Booth Id:
CBIO046T
Category:
Computational Biology and Bioinformatics
Year:
2019
Finalist Names:
Chen, Liam (School: Olentangy Liberty High School)
Dashora, Nitish (School: Olentangy Liberty High School)
Abstract:
Lesions, or abnormalities in tissue, are common and can be very severe. Before they become lethal, it is imperative that they are properly scanned and detected, so that proper measures can be taken in a timely manner [16]. Current research provides a way to coarsely segment lesions autonomously in 16-bit CT scans [25], but our research utilized different imaging formats. The purpose of this project was to determine if deep learning algorithms can be applied on NIH data [2,5] and what imaging format works best to efficiently segment lesions autonomously. This was done by experimenting with 2D and 3D representations of 8-bit CT scans.

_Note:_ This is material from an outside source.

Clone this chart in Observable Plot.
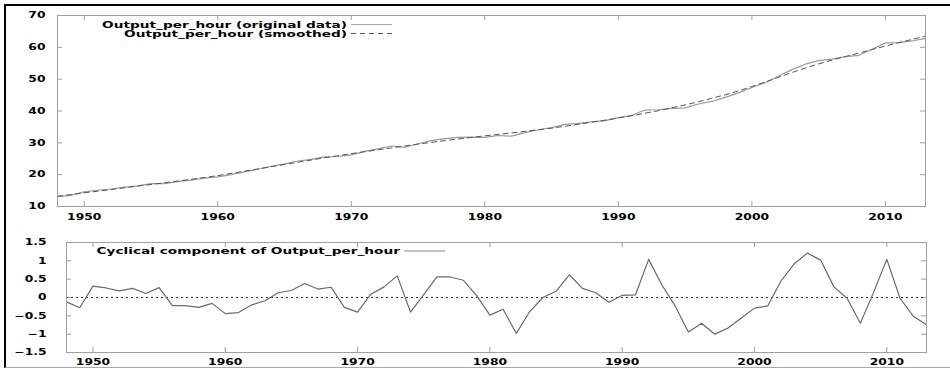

It was implemented through the use of a Mask Region-based Convolutional Neural Network [10,11] in tandem with Tensorflow Object Detection API [3,6]. We concluded that segmentation in 8-bit is much more efficient with 3D images, but is not efficient enough for professional use. Thus, 8-bit images and 2D imaging should be avoided when autonomously detecting lesions. Since the use of 16-bit data would not introduce any new variables and yields higher accuracies [25], CT segmentation would be optimized through use of 3D, 16-bit data. Implementing this conclusion, we used seven multi-propagated 16-bit cross-sections and a Convolutional Generative Adversarial Network to produce accurate volumetric data. These were then fed into a 3D U-Net architecture to continue our optimization. The volumetric results were much better than the original 3D and 2D approaches which further improves the technique of lesion segmentation.